Your instructions:
Extract the lines from the start through the line that holds "const xTickYears = [2010, 2012, 2014, 2016, 2018, 2020];", both included, omitting all images.

____________

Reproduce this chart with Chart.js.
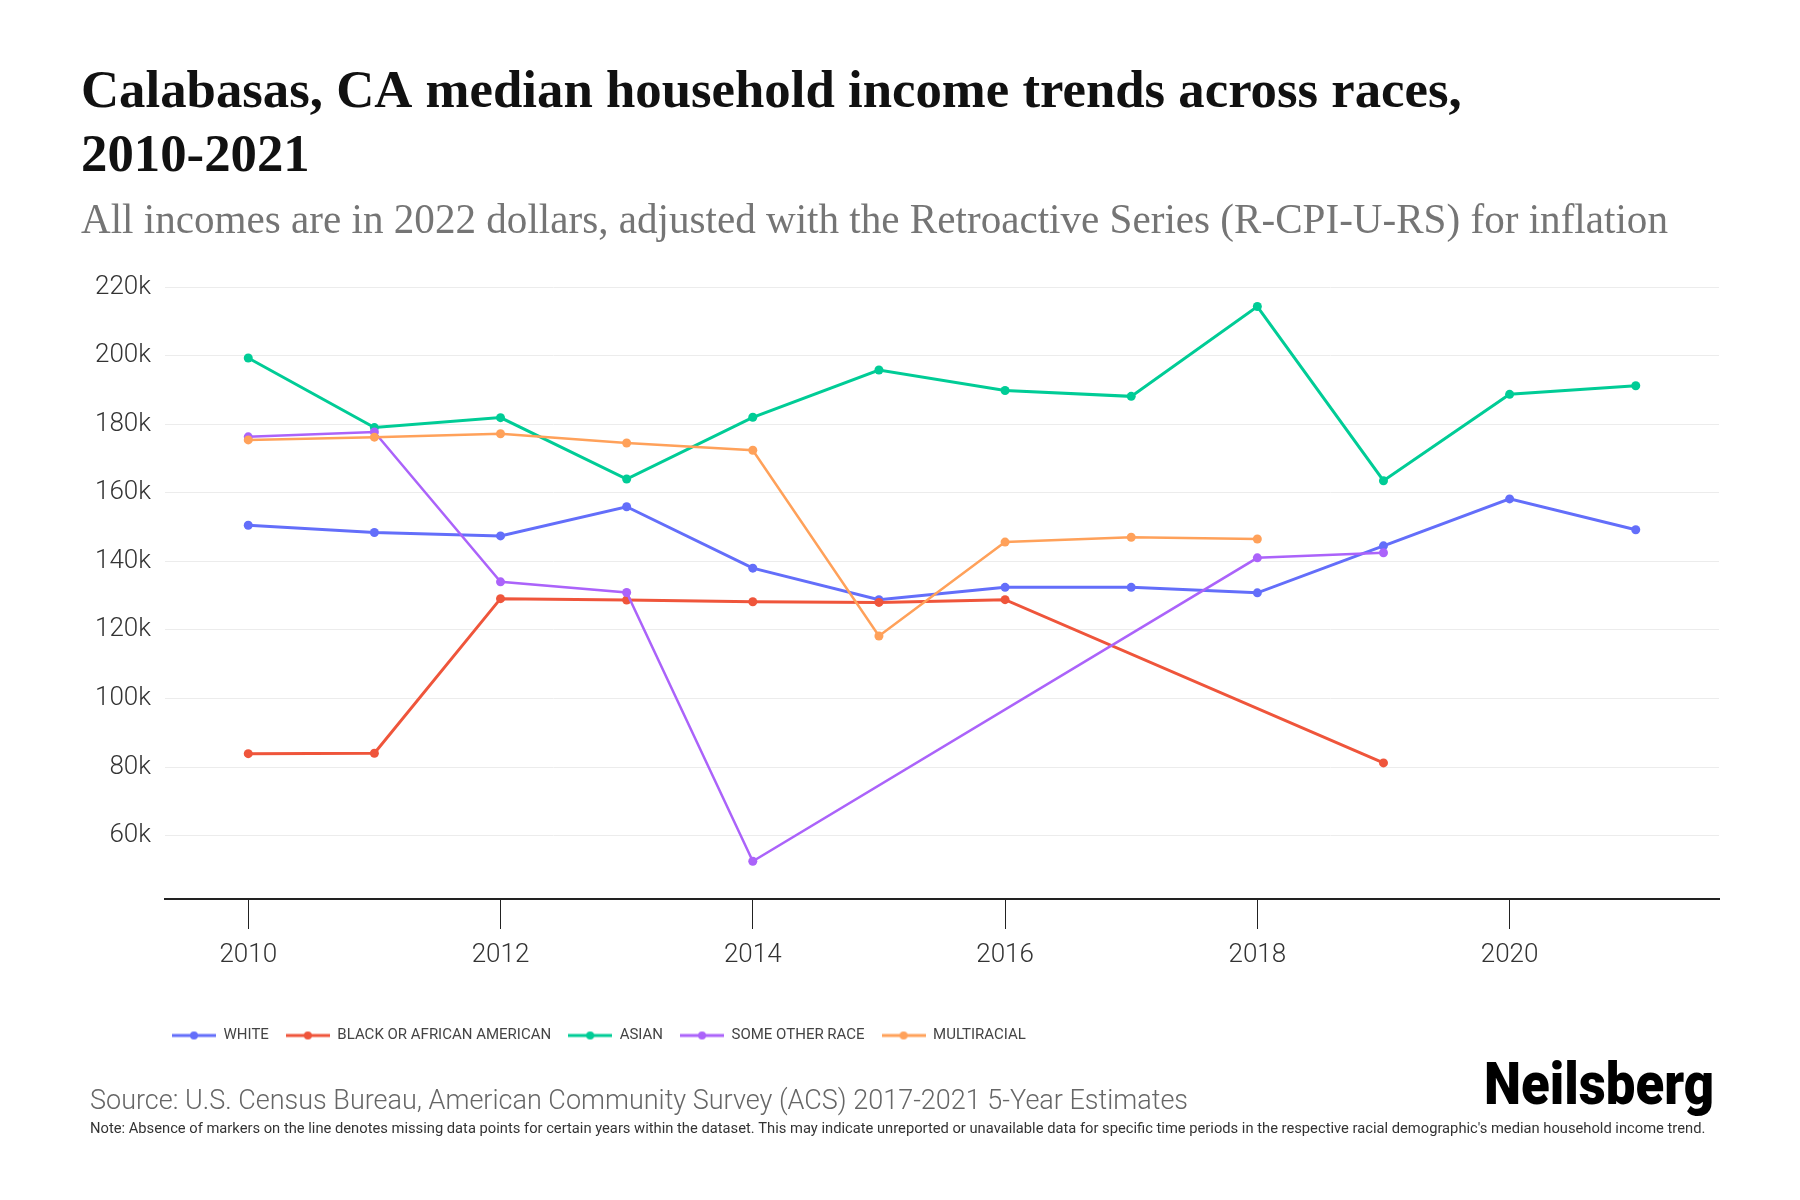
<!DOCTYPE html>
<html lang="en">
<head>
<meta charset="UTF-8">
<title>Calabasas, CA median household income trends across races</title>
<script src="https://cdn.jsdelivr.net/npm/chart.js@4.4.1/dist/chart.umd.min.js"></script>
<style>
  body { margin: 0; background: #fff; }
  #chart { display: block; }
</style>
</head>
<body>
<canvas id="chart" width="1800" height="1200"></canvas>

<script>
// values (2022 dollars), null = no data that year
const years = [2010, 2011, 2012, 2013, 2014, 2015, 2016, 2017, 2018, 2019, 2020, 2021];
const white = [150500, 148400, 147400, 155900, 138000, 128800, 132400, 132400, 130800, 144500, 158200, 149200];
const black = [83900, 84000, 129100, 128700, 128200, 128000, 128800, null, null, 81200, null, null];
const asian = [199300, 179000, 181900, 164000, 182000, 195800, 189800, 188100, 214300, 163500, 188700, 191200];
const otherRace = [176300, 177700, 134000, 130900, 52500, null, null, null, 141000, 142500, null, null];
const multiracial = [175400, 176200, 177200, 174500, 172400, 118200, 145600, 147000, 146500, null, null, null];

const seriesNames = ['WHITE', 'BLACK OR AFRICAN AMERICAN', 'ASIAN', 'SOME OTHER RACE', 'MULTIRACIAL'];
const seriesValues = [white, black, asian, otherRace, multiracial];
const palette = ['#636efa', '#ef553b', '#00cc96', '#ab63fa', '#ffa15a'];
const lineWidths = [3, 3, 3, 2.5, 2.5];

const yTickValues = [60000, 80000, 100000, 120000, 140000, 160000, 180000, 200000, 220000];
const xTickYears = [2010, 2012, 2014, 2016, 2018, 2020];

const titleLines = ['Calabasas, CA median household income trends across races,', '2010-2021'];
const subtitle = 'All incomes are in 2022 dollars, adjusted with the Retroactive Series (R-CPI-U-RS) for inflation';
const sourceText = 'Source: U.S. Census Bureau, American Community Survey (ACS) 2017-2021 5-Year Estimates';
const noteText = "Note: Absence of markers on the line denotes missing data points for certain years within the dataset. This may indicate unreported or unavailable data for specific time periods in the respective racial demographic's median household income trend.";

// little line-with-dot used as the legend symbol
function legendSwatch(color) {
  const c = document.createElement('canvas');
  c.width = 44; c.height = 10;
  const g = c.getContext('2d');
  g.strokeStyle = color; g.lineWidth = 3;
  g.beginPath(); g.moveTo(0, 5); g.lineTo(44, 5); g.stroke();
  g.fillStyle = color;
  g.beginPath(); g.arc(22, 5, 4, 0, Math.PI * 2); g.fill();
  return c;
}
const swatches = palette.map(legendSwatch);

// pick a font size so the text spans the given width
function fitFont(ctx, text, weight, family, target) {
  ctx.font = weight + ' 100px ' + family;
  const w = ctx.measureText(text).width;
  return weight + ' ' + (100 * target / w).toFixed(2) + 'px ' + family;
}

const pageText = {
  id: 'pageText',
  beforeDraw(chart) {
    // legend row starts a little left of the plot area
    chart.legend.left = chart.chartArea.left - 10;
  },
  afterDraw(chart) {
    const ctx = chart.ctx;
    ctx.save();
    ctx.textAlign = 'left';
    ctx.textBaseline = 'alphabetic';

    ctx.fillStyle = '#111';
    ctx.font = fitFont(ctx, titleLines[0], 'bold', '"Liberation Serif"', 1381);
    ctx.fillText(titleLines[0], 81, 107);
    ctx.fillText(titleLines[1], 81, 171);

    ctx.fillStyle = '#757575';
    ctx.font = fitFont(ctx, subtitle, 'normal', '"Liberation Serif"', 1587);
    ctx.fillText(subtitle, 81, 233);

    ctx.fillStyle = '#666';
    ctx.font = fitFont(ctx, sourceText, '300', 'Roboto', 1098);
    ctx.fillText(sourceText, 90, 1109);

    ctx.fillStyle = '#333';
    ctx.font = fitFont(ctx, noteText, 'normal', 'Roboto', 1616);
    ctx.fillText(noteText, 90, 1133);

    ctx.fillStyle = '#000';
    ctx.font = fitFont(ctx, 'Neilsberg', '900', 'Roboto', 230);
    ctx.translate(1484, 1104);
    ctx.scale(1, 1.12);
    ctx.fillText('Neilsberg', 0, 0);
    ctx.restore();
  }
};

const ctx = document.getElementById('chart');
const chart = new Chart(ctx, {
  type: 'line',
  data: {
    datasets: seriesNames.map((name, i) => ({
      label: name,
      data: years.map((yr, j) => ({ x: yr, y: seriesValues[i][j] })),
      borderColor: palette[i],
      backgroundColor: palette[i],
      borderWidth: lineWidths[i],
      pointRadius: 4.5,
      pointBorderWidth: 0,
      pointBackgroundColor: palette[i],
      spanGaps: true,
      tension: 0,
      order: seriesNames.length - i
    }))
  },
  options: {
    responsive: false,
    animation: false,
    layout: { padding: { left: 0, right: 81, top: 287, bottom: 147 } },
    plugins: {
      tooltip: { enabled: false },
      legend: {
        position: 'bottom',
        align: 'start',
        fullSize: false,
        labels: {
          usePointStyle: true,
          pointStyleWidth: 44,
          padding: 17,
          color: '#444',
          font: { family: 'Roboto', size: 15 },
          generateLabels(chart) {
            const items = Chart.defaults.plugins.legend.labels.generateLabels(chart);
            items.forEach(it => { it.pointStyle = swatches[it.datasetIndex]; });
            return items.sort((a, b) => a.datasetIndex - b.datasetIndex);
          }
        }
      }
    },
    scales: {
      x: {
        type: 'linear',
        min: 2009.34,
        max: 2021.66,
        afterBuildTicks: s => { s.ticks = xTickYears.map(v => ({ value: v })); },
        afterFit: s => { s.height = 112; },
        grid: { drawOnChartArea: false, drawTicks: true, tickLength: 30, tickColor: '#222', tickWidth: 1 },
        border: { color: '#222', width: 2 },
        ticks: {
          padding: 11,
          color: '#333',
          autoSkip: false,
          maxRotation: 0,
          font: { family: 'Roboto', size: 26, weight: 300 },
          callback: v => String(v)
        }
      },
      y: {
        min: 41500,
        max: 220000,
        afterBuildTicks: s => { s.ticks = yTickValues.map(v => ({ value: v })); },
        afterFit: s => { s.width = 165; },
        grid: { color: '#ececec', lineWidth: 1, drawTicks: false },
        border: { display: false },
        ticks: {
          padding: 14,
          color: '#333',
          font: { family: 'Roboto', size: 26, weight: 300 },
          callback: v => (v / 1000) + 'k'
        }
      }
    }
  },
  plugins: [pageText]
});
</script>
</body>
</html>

____________

Result of this exercise:
Reproduce this chart with Chart.js.
<!DOCTYPE html>
<html lang="en">
<head>
<meta charset="UTF-8">
<title>Calabasas, CA median household income trends across races</title>
<script src="https://cdn.jsdelivr.net/npm/chart.js@4.4.1/dist/chart.umd.min.js"></script>
<style>
  body { margin: 0; background: #fff; }
  #chart { display: block; }
</style>
</head>
<body>
<canvas id="chart" width="1800" height="1200"></canvas>

<script>
// values (2022 dollars), null = no data that year
const years = [2010, 2011, 2012, 2013, 2014, 2015, 2016, 2017, 2018, 2019, 2020, 2021];
const white = [150500, 148400, 147400, 155900, 138000, 128800, 132400, 132400, 130800, 144500, 158200, 149200];
const black = [83900, 84000, 129100, 128700, 128200, 128000, 128800, null, null, 81200, null, null];
const asian = [199300, 179000, 181900, 164000, 182000, 195800, 189800, 188100, 214300, 163500, 188700, 191200];
const otherRace = [176300, 177700, 134000, 130900, 52500, null, null, null, 141000, 142500, null, null];
const multiracial = [175400, 176200, 177200, 174500, 172400, 118200, 145600, 147000, 146500, null, null, null];

const seriesNames = ['WHITE', 'BLACK OR AFRICAN AMERICAN', 'ASIAN', 'SOME OTHER RACE', 'MULTIRACIAL'];
const seriesValues = [white, black, asian, otherRace, multiracial];
const palette = ['#636efa', '#ef553b', '#00cc96', '#ab63fa', '#ffa15a'];
const lineWidths = [3, 3, 3, 2.5, 2.5];

const yTickValues = [60000, 80000, 100000, 120000, 140000, 160000, 180000, 200000, 220000];
const xTickYears = [2010, 2012, 2014, 2016, 2018, 2020];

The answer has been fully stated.